What can you do with Linguistics?

Why major in linguistics?

Think you might be interested in Linguistics?

Try taking CAS LX 250 Introduction to Linguistics, and find out!

An introductory linguistics textbook, the Language Files, includes a chapter on what you can do with linguistics, including sections with information about:

    Language Education
    Speech-Language Pathology and Audiology
    Language and the Law
    Language in Advertising
    Codes and Code-Breaking

and (last but not least):

    Being a Linguist

From CNN: 10 uncommon/overlooked majors and the jobs you can get

Coming in at number 2:

    2. Linguistics

    Linguistics majors study language -- its structure, how it's acquired, how people use it, its history, etc. As globalization continues as an emerging trend in business, those with a linguistics background will become more valued in several fields.

    Related careers: Anthropologists, archaeologists, computer scientists, interpreters, linguists, speech-language pathologists and audiologists, translators, marketing

From the Linguistic Society of America

Consider the following statement taken from a publication on Linguistics in the Undergraduate Curriculum distributed by the Linguistic Society of America (M. Ohala and A. Zwicky, Using Existing Resources to Develop an Undergraduate Linguistics Major):

    (a) A B.A. in linguistics provides a broad liberal arts education emphasizing the study of language, treating language both as a fundamental human faculty and as a changing social institution. (Linguistics is the discipline that encompasses all areas related to the scientific study of the nature, structure, and function of language.)

    (b) Such a degree would also provide a pre-professional major for certain fields. Linguistics has been recognized as a valuable pre-professional major, for example, for law, not only because it is methodologically varied, employs rigorous means of analysis, and develops critical thinking, but also because linguistics has contributed to: the evaluation of voice-print evidence, interpreting the complex language of statutes and contracts, analyzing ambiguity and presuppositions (e.g., in testimony or in cross-examination), elucidation of attitudes toward language, and attempting to interpret and make uniform different states' laws covering the same area.

    (c) It also provides preparation for advanced study in fields such as Anthropology, Business, Communications, Computer Science, Education (Language Arts and Language teaching), Journalism, Neurosciences (for the study of, e.g., dyslexia and aphasia), Speech and Hearing Sciences, Philosophy, and Psychology.

    (d) Along with preparing students for further study in areas mentioned under (c), the major would also prepare students for careers in fields where the knowledge of linguistics has proven essential. We give just a couple of examples here (...).

    --Second language teaching in general and teaching English as a second language (TESL) in particular.
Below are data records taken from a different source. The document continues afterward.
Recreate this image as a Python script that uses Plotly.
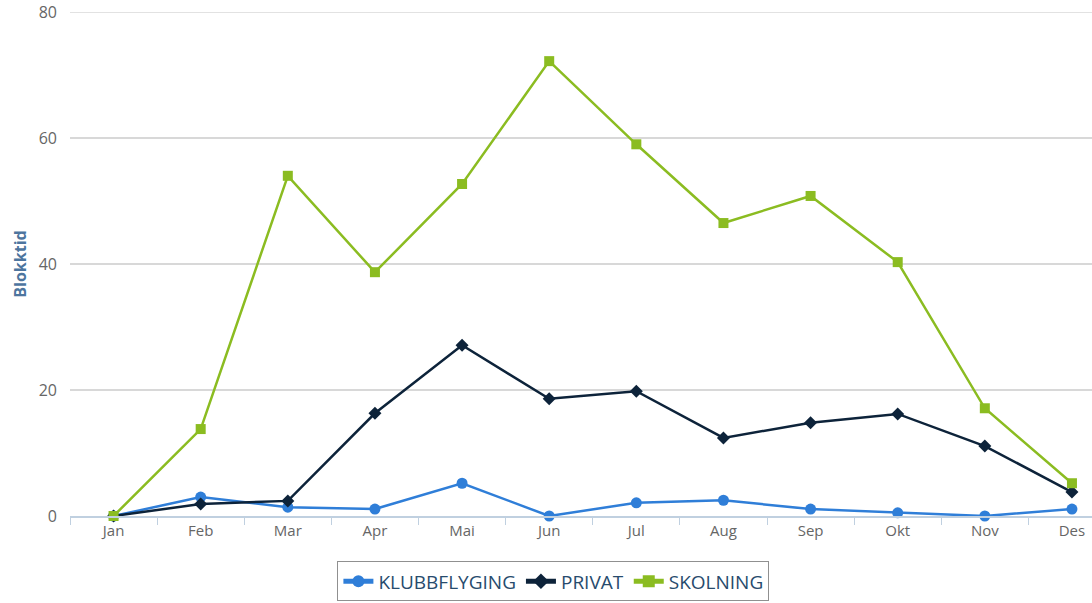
import plotly.graph_objects as go

months = ["Jan", "Feb", "Mar", "Apr", "Mai", "Jun", "Jul", "Aug", "Sep", "Okt", "Nov", "Des"]
klubbflyging = [0, 3.0, 1.4, 1.1, 5.2, 0, 2.1, 2.5, 1.1, 0.5, 0, 1.1]
privat = [0, 1.9, 2.4, 16.3, 27.1, 18.6, 19.8, 12.4, 14.8, 16.2, 11.1, 3.8]
skolning = [0, 13.8, 54.0, 38.7, 52.7, 72.2, 59.0, 46.5, 50.8, 40.3, 17.1, 5.2]
y_ticks = [0, 20, 40, 60, 80]

series = [
    ("KLUBBFLYGING", klubbflyging, "#2f7ed8", "circle", 11),
    ("PRIVAT", privat, "#0d233a", "diamond", 10),
    ("SKOLNING", skolning, "#8bbc21", "square", 10),
]

fig = go.Figure()
for name, vals, color, sym, size in series:
    fig.add_trace(go.Scatter(
        x=months, y=vals, name=name, mode="lines+markers",
        line=dict(color=color, width=2.5),
        marker=dict(color=color, symbol=sym, size=size),
        cliponaxis=False,
    ))

# top gridline (plotly omits gridline at the range edge)
fig.add_shape(type="line", xref="paper", x0=0, x1=1, yref="y", y0=y_ticks[-1], y1=y_ticks[-1],
              line=dict(color="#d8d8d8", width=1.5), layer="below")

fig.update_layout(
    width=1092, height=603,
    margin=dict(l=70, r=0, t=12, b=87),
    paper_bgcolor="white", plot_bgcolor="white",
    font=dict(family="Open Sans, Verdana, sans-serif", color="#666666", size=14),
    showlegend=True,
    legend=dict(
        orientation="h", x=0.473, xanchor="center", y=-0.09, yanchor="top",
        bordercolor="#909090", borderwidth=1, bgcolor="white",
        font=dict(size=19, color="#274b6d"),
        itemsizing="constant", tracegroupgap=0, itemwidth=30,
    ),
    xaxis=dict(
        type="category", range=[-0.5, 11.23],
        showgrid=False, showline=True, linecolor="#c0d0e0", linewidth=1.5,
        ticks="outside", tickson="boundaries", ticklen=7, tickcolor="#c0d0e0",
        tickfont=dict(size=15, color="#666666"), zeroline=False,
    ),
    yaxis=dict(
        range=[0, 80], tickvals=y_ticks,
        showgrid=True, gridcolor="#d8d8d8", gridwidth=1.5,
        zeroline=False, showline=False, ticks="",
        tickfont=dict(size=16, color="#666666"),
        ticklabelstandoff=12,
        title=dict(text="<b>Blokktid</b>", font=dict(size=16, color="#4d759e"), standoff=8),
    ),
)

fig.write_html("out.html", config={"displayModeBar": False},
               post_script="document.body.style.margin='0';")
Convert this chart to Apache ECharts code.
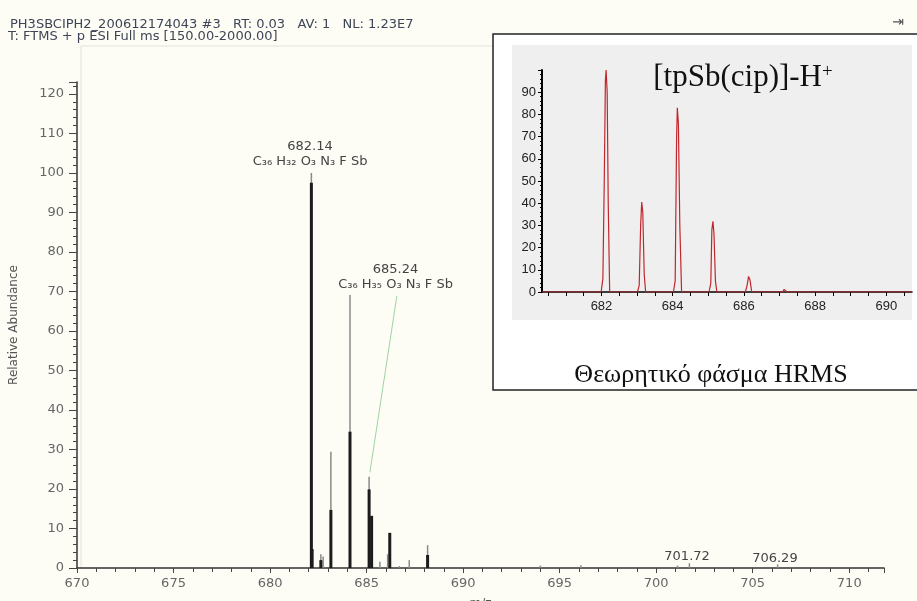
<!DOCTYPE html>
<html>
<head>
<meta charset="UTF-8">
<title>HRMS tpSb(cip)</title>
<script src="https://cdn.jsdelivr.net/npm/echarts@6/dist/echarts.min.js"></script>
<style>
  html, body { margin: 0; padding: 0; background: #fdfdf6; }
  #main { width: 917px; height: 601px; }
</style>
</head>
<body>
<div id="main"></div>
<script>
// measured spectrum: thin grey sticks (full peak height)
var greyMz  = [682.14, 682.63, 682.75, 683.15, 684.14, 685.13, 685.69, 686.09, 686.7, 687.21, 688.16, 694.0, 696.1, 701.1, 701.72, 706.29];
var greyTop = [100, 3.5, 2.9, 29.4, 69.1, 23.1, 1.6, 3.5, 0.5, 2.0, 5.8, 0.6, 0.7, 0.6, 1.2, 0.9];
// measured spectrum: thick dark part of the sticks
var darkMz  = [682.14, 682.18, 682.63, 683.15, 684.14, 685.13, 685.26, 686.2, 688.16];
var darkTop = [97.5, 4.8, 2.0, 14.7, 34.5, 19.9, 13.2, 8.9, 3.3];

// peak annotations (m/z, height where the text sits)
var noteMz   = [682.07, 682.07, 686.5, 686.5, 701.6, 706.15];
var noteY    = [106.6, 102.8, 75.4, 71.6, 2.8, 2.3];
var noteText = ['682.14', 'C₃₆ H₃₂ O₃ N₃ F Sb', '685.24', 'C₃₆ H₃₅ O₃ N₃ F Sb', '701.72', '706.29'];
var leaderFrom = [686.57, 68.9];
var leaderTo   = [685.17, 24.2];

// theoretical spectrum (inset), profile points
var simMz = [680.33,
  681.99, 682.04, 682.08, 682.11, 682.13, 682.16, 682.19, 682.23,
  683.01, 683.06, 683.10, 683.13, 683.16, 683.20, 683.24,
  684.02, 684.07, 684.11, 684.13, 684.16, 684.20, 684.25,
  685.02, 685.07, 685.10, 685.13, 685.16, 685.20, 685.24,
  686.04, 686.09, 686.13, 686.17, 686.22,
  687.09, 687.13, 687.18, 687.21,
  690.72];
var simAb = [0,
  0, 6, 52, 95, 100, 90, 40, 0,
  0, 3, 30, 40.5, 36, 8, 0,
  0, 5, 70, 83, 76, 30, 0,
  0, 4, 28, 31.8, 26, 5, 0,
  0, 3, 7, 5.5, 0,
  0, 1.2, 1.2, 0,
  0];
var simLabels = [682, 684, 686, 688, 690];
var simTicks  = [680.5, 681, 681.5, 682, 682.5, 683, 683.5, 684, 684.5, 685, 685.5, 686, 686.5, 687, 687.5, 688, 688.5, 689, 689.5, 690, 690.5];

var sans = '"DejaVu Sans", sans-serif';
var narrow = '"Liberation Sans Narrow", "Liberation Sans", sans-serif';
var serif = '"Liberation Serif", "DejaVu Serif", serif';

function stickSeries(mz, top, color, width) {
  return {
    type: 'custom',
    xAxisIndex: 0,
    yAxisIndex: 0,
    z: 3,
    data: mz.map(function (m, i) { return [m, top[i]]; }),
    renderItem: function (params, api) {
      var a = api.coord([api.value(0), 0]);
      var b = api.coord([api.value(0), api.value(1)]);
      return {
        type: 'line',
        shape: { x1: a[0], y1: a[1], x2: b[0], y2: b[1] },
        style: { stroke: color, lineWidth: width }
      };
    }
  };
}

var myChart = echarts.init(document.getElementById('main'));
var option = {
  backgroundColor: '#fdfdf6',
  animation: false,
  grid: [
    { left: 77, right: 33, top: 82, bottom: 33, outerBoundsMode: 'none' },
    { left: 542, right: 5, top: 70, bottom: 309, outerBoundsMode: 'none' }
  ],
  xAxis: [
    {
      type: 'value', gridIndex: 0, min: 670, max: 711.8, interval: 5,
      name: 'm/z', nameLocation: 'middle', nameGap: 30,
      nameTextStyle: { color: '#555', fontFamily: sans, fontSize: 12 },
      axisLine: { show: true, lineStyle: { color: '#333', width: 1.5 } },
      axisTick: { show: true, length: 5, lineStyle: { color: '#444' } },
      minorTick: { show: true, splitNumber: 5, length: 4, lineStyle: { color: '#444' } },
      axisLabel: { color: '#666', fontFamily: sans, fontSize: 13, margin: 9, showMaxLabel: false },
      splitLine: { show: false }
    },
    {
      type: 'value', gridIndex: 1, min: 680.33, max: 690.72, z: 5,
      axisLine: { show: true, lineStyle: { color: '#000', width: 1.5 } },
      axisTick: { show: true, length: 4, customValues: simTicks, lineStyle: { color: '#000' } },
      axisLabel: { color: '#222', fontFamily: narrow, fontSize: 13, margin: 8, customValues: simLabels },
      splitLine: { show: false }
    }
  ],
  yAxis: [
    {
      type: 'value', gridIndex: 0, min: 0, max: 123, interval: 10,
      name: 'Relative Abundance', nameLocation: 'middle', nameGap: 57,
      nameTextStyle: { color: '#555', fontFamily: sans, fontSize: 12 },
      axisLine: { show: true, lineStyle: { color: '#333', width: 1.5 } },
      axisTick: { show: true, length: 8, lineStyle: { color: '#444' } },
      minorTick: { show: true, splitNumber: 5, length: 4, lineStyle: { color: '#444' } },
      axisLabel: { color: '#666', fontFamily: sans, fontSize: 13, margin: 13, showMaxLabel: false },
      splitLine: { show: false }
    },
    {
      type: 'value', gridIndex: 1, min: 0, max: 100, interval: 10, z: 5,
      axisLine: { show: true, lineStyle: { color: '#000', width: 2 } },
      axisTick: { show: true, length: 4, lineStyle: { color: '#000' } },
      minorTick: { show: true, splitNumber: 5, length: 2, lineStyle: { color: '#000' } },
      axisLabel: { color: '#222', fontFamily: narrow, fontSize: 13, margin: 6, showMaxLabel: false },
      splitLine: { show: false }
    }
  ],
  series: [
    stickSeries(greyMz, greyTop, '#8a8a8a', 1.5),
    stickSeries(darkMz, darkTop, '#1c1c1c', 3),
    {
      type: 'custom',
      xAxisIndex: 0,
      yAxisIndex: 0,
      z: 4,
      data: noteMz.map(function (m, i) { return [m, noteY[i]]; }),
      renderItem: function (params, api) {
        var p = api.coord([api.value(0), api.value(1)]);
        return {
          type: 'text',
          x: p[0],
          y: p[1],
          style: {
            text: noteText[params.dataIndex],
            fill: '#444',
            font: '13px ' + sans,
            align: 'center', textAlign: 'center',
            verticalAlign: 'middle', textVerticalAlign: 'middle'
          }
        };
      },
      markLine: {
        silent: true,
        symbol: 'none',
        label: { show: false },
        lineStyle: { color: '#9fd49f', width: 1, type: 'solid' },
        data: [[{ coord: leaderFrom }, { coord: leaderTo }]]
      }
    },
    {
      type: 'line',
      xAxisIndex: 1,
      yAxisIndex: 1,
      z: 6,
      showSymbol: false,
      data: simMz.map(function (m, i) { return [m, simAb[i]]; }),
      lineStyle: { color: '#c0272d', width: 1.2 }
    }
  ],
  graphic: [
    { type: 'polyline', z: 0, shape: { points: [[81, 568], [81, 46], [493, 46]] },
      style: { stroke: '#e2e2da', lineWidth: 1, fill: null } },
    { type: 'text', z: 1, x: 10, y: 25,
      style: { text: 'PH3SBCIPH2_200612174043 #3   RT: 0.03   AV: 1   NL: 1.23E7', fill: '#3e4656',
               font: '13px ' + sans, verticalAlign: 'middle' } },
    { type: 'text', z: 1, x: 8, y: 37,
      style: { text: 'T: FTMS + p ESI Full ms [150.00-2000.00]', fill: '#3e4656',
               font: '13px ' + sans, verticalAlign: 'middle' } },
    { type: 'text', z: 1, x: 898, y: 22,
      style: { text: '⇥', fill: '#555', font: '14px ' + sans, align: 'center', verticalAlign: 'middle' } },
    { type: 'rect', z: 1, shape: { x: 493, y: 34, width: 430, height: 356 },
      style: { fill: '#ffffff', stroke: '#222', lineWidth: 1.5 } },
    { type: 'rect', z: 2, shape: { x: 512, y: 45, width: 400, height: 275 },
      style: { fill: '#efefef' } },
    { type: 'text', z: 7, x: 743, y: 78,
      style: {
        text: '{a|[tpSb(cip)]-H}{s|+}',
        align: 'center', verticalAlign: 'middle',
        rich: {
          a: { fontFamily: serif, fontSize: 31, fill: '#111', color: '#111' },
          s: { fontFamily: serif, fontSize: 19, fill: '#111', color: '#111', verticalAlign: 'top' }
        }
      } },
    { type: 'text', z: 7, x: 711, y: 375,
      style: { text: 'Θεωρητικό φάσμα HRMS', fill: '#111', font: '26px ' + serif,
               align: 'center', verticalAlign: 'middle' } }
  ]
};
myChart.setOption(option);
</script>
</body>
</html>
    Communication between humans and machine using natural (including spoken) language (a task central to artificial intelligence and robotics). Jobs for linguistics majors could involve the following types of tasks: Evaluation, selection, implementation, and training of others in use of commercially available linguistic tools for word processing, e.g., spelling checkers/correctors, grammar/style checkers; using and training others to use commercially available speech processing devices, including text-to-speech synthesis, automatic speech recognition systems; constructing dictionaries, and glossaries for specialized purposes; translating experts' statements into LISP statements for expert systems; computer aids for the disabled (blind, paralyzed, deaf).

    A B.A. in linguistics serves, as does any liberal arts degree, to qualify a graduate for sales and management training programs in business and industry. Students with this degree compete favorably with those from other humanities and social science disciplines for entry-level positions in public relations, commerce (e.g. banking), publishing (e.g., editing, lexicography), and other fields requiring analytical, communication, and research skills, e.g., technical writing, translation, government and non-profit language research organizations, social service groups.

Real World Applications

See what the Wall Street Journal has to say: "Linguists Leap to the Net!"

Here are some ideas about the types of careers that Linguistics students might consider

Have a look here: http://cola.unh.edu/linguistics/career-planning for some ideas about the kinds of things that students with a background in linguistics can go on to do.

The Linguistic Society of America provides a description of career opportunities for Linguistics majors: http://www.linguisticsociety.org/content/why-major-linguistics.

And here is a perspective on career possibilities related to Linguistics from:

Bottom Line

An undergraduate linguistics major is good preparation for a wide variety of jobs and for continued study in many related disciplines.